**** Dataset extract

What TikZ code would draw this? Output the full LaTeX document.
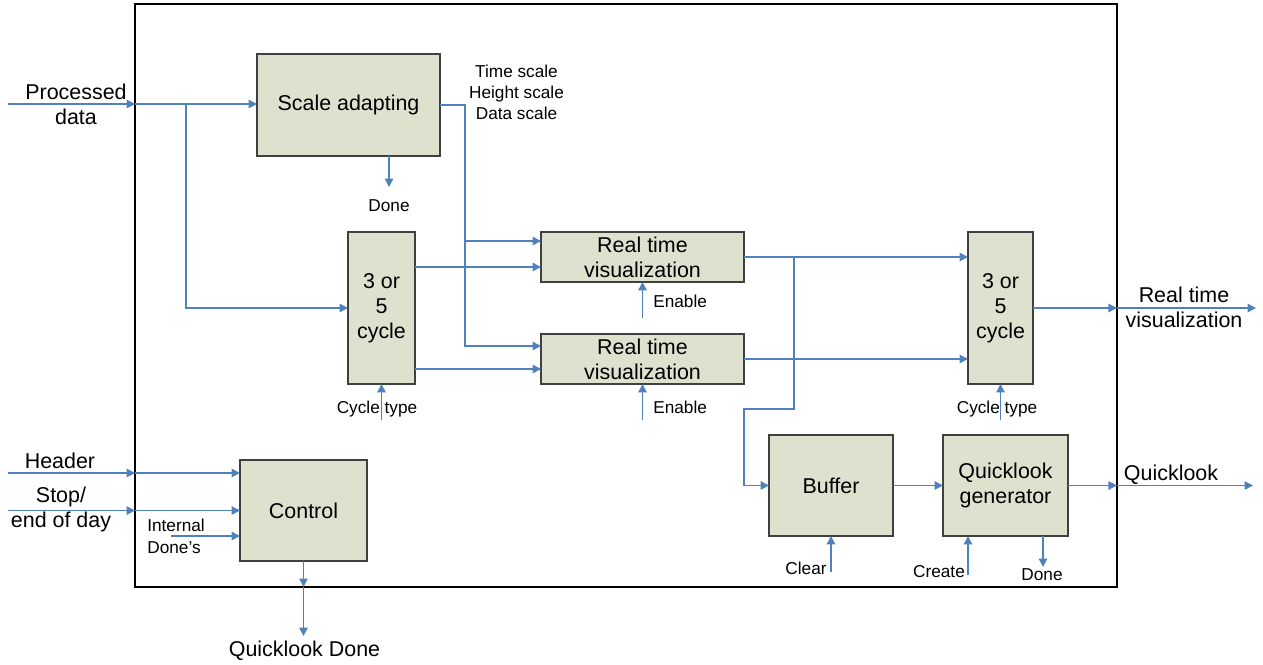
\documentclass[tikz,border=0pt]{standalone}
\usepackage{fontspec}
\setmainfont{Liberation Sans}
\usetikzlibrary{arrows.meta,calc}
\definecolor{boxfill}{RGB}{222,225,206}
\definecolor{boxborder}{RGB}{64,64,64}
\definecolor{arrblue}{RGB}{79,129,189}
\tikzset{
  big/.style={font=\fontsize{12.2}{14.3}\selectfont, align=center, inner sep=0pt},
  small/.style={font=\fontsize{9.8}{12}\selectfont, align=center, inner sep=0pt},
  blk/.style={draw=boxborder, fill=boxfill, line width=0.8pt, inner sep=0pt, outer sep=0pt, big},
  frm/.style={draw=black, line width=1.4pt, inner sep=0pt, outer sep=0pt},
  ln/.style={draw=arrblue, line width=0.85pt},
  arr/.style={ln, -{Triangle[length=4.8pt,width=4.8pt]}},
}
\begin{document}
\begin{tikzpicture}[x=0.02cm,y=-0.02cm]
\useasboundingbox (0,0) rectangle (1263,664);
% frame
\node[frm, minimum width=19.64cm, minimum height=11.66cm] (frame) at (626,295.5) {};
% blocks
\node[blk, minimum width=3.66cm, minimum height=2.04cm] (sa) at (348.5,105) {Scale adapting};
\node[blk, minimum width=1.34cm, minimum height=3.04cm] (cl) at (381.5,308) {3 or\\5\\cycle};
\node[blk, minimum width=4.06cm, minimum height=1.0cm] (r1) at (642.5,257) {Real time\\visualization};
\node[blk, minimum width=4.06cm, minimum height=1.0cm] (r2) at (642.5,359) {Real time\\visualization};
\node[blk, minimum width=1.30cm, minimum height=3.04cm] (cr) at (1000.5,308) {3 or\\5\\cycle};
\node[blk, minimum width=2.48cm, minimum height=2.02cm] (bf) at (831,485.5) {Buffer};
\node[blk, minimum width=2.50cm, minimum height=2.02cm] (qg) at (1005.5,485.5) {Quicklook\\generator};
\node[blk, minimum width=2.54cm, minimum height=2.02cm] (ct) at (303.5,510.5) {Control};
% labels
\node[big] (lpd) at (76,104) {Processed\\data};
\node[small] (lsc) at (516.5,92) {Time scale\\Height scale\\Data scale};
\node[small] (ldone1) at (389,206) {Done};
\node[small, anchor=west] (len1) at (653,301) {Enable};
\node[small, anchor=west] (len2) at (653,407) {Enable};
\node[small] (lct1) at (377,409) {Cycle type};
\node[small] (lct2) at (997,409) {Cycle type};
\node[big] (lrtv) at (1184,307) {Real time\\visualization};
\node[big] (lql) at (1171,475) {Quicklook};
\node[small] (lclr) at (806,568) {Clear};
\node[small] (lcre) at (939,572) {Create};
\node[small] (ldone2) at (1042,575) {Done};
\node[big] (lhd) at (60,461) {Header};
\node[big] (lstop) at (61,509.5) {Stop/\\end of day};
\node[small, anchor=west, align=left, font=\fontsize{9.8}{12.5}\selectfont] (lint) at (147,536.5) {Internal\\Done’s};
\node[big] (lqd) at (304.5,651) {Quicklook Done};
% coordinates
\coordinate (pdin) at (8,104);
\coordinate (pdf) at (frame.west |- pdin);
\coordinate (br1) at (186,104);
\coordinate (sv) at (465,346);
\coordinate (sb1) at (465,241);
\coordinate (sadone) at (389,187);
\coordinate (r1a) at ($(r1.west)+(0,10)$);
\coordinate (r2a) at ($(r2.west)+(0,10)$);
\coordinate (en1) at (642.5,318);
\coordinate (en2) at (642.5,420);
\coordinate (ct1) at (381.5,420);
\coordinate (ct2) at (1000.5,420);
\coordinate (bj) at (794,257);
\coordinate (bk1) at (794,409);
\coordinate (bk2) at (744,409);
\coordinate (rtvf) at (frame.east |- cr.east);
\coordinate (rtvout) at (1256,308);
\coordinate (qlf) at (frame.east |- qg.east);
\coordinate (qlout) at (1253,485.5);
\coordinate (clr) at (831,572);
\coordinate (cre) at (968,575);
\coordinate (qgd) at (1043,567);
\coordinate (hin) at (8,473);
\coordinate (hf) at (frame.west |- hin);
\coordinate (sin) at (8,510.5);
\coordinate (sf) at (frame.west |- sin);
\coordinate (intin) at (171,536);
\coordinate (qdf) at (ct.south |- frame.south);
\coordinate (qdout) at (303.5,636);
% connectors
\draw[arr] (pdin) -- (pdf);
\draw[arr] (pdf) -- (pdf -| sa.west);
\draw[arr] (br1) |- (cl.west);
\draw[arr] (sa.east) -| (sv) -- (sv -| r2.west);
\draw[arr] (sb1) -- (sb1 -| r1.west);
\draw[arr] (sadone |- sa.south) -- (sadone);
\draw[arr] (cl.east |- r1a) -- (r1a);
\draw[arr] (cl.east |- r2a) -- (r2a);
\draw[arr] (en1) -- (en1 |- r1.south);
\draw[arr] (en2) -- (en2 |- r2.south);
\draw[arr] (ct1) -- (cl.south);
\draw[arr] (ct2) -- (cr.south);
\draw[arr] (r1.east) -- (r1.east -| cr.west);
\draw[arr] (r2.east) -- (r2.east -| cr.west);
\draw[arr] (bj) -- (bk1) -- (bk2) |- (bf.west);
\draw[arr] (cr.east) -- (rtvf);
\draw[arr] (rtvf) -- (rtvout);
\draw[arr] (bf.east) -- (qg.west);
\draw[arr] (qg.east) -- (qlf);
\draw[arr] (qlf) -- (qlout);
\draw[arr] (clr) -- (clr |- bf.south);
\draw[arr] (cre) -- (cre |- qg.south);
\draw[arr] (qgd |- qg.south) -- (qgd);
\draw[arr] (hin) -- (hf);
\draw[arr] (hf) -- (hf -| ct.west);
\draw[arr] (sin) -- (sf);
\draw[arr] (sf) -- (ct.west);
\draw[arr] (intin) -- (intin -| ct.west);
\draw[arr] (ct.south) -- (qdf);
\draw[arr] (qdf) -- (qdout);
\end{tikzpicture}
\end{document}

********

● **Problem statement**
Return the material exactly as given, apart from the pictures.

● **Solution to this problem**
What TikZ code would draw this? Output the full LaTeX document.
\documentclass[tikz,border=0pt]{standalone}
\usepackage{fontspec}
\setmainfont{Liberation Sans}
\usetikzlibrary{arrows.meta,calc}
\definecolor{boxfill}{RGB}{222,225,206}
\definecolor{boxborder}{RGB}{64,64,64}
\definecolor{arrblue}{RGB}{79,129,189}
\tikzset{
  big/.style={font=\fontsize{12.2}{14.3}\selectfont, align=center, inner sep=0pt},
  small/.style={font=\fontsize{9.8}{12}\selectfont, align=center, inner sep=0pt},
  blk/.style={draw=boxborder, fill=boxfill, line width=0.8pt, inner sep=0pt, outer sep=0pt, big},
  frm/.style={draw=black, line width=1.4pt, inner sep=0pt, outer sep=0pt},
  ln/.style={draw=arrblue, line width=0.85pt},
  arr/.style={ln, -{Triangle[length=4.8pt,width=4.8pt]}},
}
\begin{document}
\begin{tikzpicture}[x=0.02cm,y=-0.02cm]
\useasboundingbox (0,0) rectangle (1263,664);
% frame
\node[frm, minimum width=19.64cm, minimum height=11.66cm] (frame) at (626,295.5) {};
% blocks
\node[blk, minimum width=3.66cm, minimum height=2.04cm] (sa) at (348.5,105) {Scale adapting};
\node[blk, minimum width=1.34cm, minimum height=3.04cm] (cl) at (381.5,308) {3 or\\5\\cycle};
\node[blk, minimum width=4.06cm, minimum height=1.0cm] (r1) at (642.5,257) {Real time\\visualization};
\node[blk, minimum width=4.06cm, minimum height=1.0cm] (r2) at (642.5,359) {Real time\\visualization};
\node[blk, minimum width=1.30cm, minimum height=3.04cm] (cr) at (1000.5,308) {3 or\\5\\cycle};
\node[blk, minimum width=2.48cm, minimum height=2.02cm] (bf) at (831,485.5) {Buffer};
\node[blk, minimum width=2.50cm, minimum height=2.02cm] (qg) at (1005.5,485.5) {Quicklook\\generator};
\node[blk, minimum width=2.54cm, minimum height=2.02cm] (ct) at (303.5,510.5) {Control};
% labels
\node[big] (lpd) at (76,104) {Processed\\data};
\node[small] (lsc) at (516.5,92) {Time scale\\Height scale\\Data scale};
\node[small] (ldone1) at (389,206) {Done};
\node[small, anchor=west] (len1) at (653,301) {Enable};
\node[small, anchor=west] (len2) at (653,407) {Enable};
\node[small] (lct1) at (377,409) {Cycle type};
\node[small] (lct2) at (997,409) {Cycle type};
\node[big] (lrtv) at (1184,307) {Real time\\visualization};
\node[big] (lql) at (1171,475) {Quicklook};
\node[small] (lclr) at (806,568) {Clear};
\node[small] (lcre) at (939,572) {Create};
\node[small] (ldone2) at (1042,575) {Done};
\node[big] (lhd) at (60,461) {Header};
\node[big] (lstop) at (61,509.5) {Stop/\\end of day};
\node[small, anchor=west, align=left, font=\fontsize{9.8}{12.5}\selectfont] (lint) at (147,536.5) {Internal\\Done’s};
\node[big] (lqd) at (304.5,651) {Quicklook Done};
% coordinates
\coordinate (pdin) at (8,104);
\coordinate (pdf) at (frame.west |- pdin);
\coordinate (br1) at (186,104);
\coordinate (sv) at (465,346);
\coordinate (sb1) at (465,241);
\coordinate (sadone) at (389,187);
\coordinate (r1a) at ($(r1.west)+(0,10)$);
\coordinate (r2a) at ($(r2.west)+(0,10)$);
\coordinate (en1) at (642.5,318);
\coordinate (en2) at (642.5,420);
\coordinate (ct1) at (381.5,420);
\coordinate (ct2) at (1000.5,420);
\coordinate (bj) at (794,257);
\coordinate (bk1) at (794,409);
\coordinate (bk2) at (744,409);
\coordinate (rtvf) at (frame.east |- cr.east);
\coordinate (rtvout) at (1256,308);
\coordinate (qlf) at (frame.east |- qg.east);
\coordinate (qlout) at (1253,485.5);
\coordinate (clr) at (831,572);
\coordinate (cre) at (968,575);
\coordinate (qgd) at (1043,567);
\coordinate (hin) at (8,473);
\coordinate (hf) at (frame.west |- hin);
\coordinate (sin) at (8,510.5);
\coordinate (sf) at (frame.west |- sin);
\coordinate (intin) at (171,536);
\coordinate (qdf) at (ct.south |- frame.south);
\coordinate (qdout) at (303.5,636);
% connectors
\draw[arr] (pdin) -- (pdf);
\draw[arr] (pdf) -- (pdf -| sa.west);
\draw[arr] (br1) |- (cl.west);
\draw[arr] (sa.east) -| (sv) -- (sv -| r2.west);
\draw[arr] (sb1) -- (sb1 -| r1.west);
\draw[arr] (sadone |- sa.south) -- (sadone);
\draw[arr] (cl.east |- r1a) -- (r1a);
\draw[arr] (cl.east |- r2a) -- (r2a);
\draw[arr] (en1) -- (en1 |- r1.south);
\draw[arr] (en2) -- (en2 |- r2.south);
\draw[arr] (ct1) -- (cl.south);
\draw[arr] (ct2) -- (cr.south);
\draw[arr] (r1.east) -- (r1.east -| cr.west);
\draw[arr] (r2.east) -- (r2.east -| cr.west);
\draw[arr] (bj) -- (bk1) -- (bk2) |- (bf.west);
\draw[arr] (cr.east) -- (rtvf);
\draw[arr] (rtvf) -- (rtvout);
\draw[arr] (bf.east) -- (qg.west);
\draw[arr] (qg.east) -- (qlf);
\draw[arr] (qlf) -- (qlout);
\draw[arr] (clr) -- (clr |- bf.south);
\draw[arr] (cre) -- (cre |- qg.south);
\draw[arr] (qgd |- qg.south) -- (qgd);
\draw[arr] (hin) -- (hf);
\draw[arr] (hf) -- (hf -| ct.west);
\draw[arr] (sin) -- (sf);
\draw[arr] (sf) -- (ct.west);
\draw[arr] (intin) -- (intin -| ct.west);
\draw[arr] (ct.south) -- (qdf);
\draw[arr] (qdf) -- (qdout);
\end{tikzpicture}
\end{document}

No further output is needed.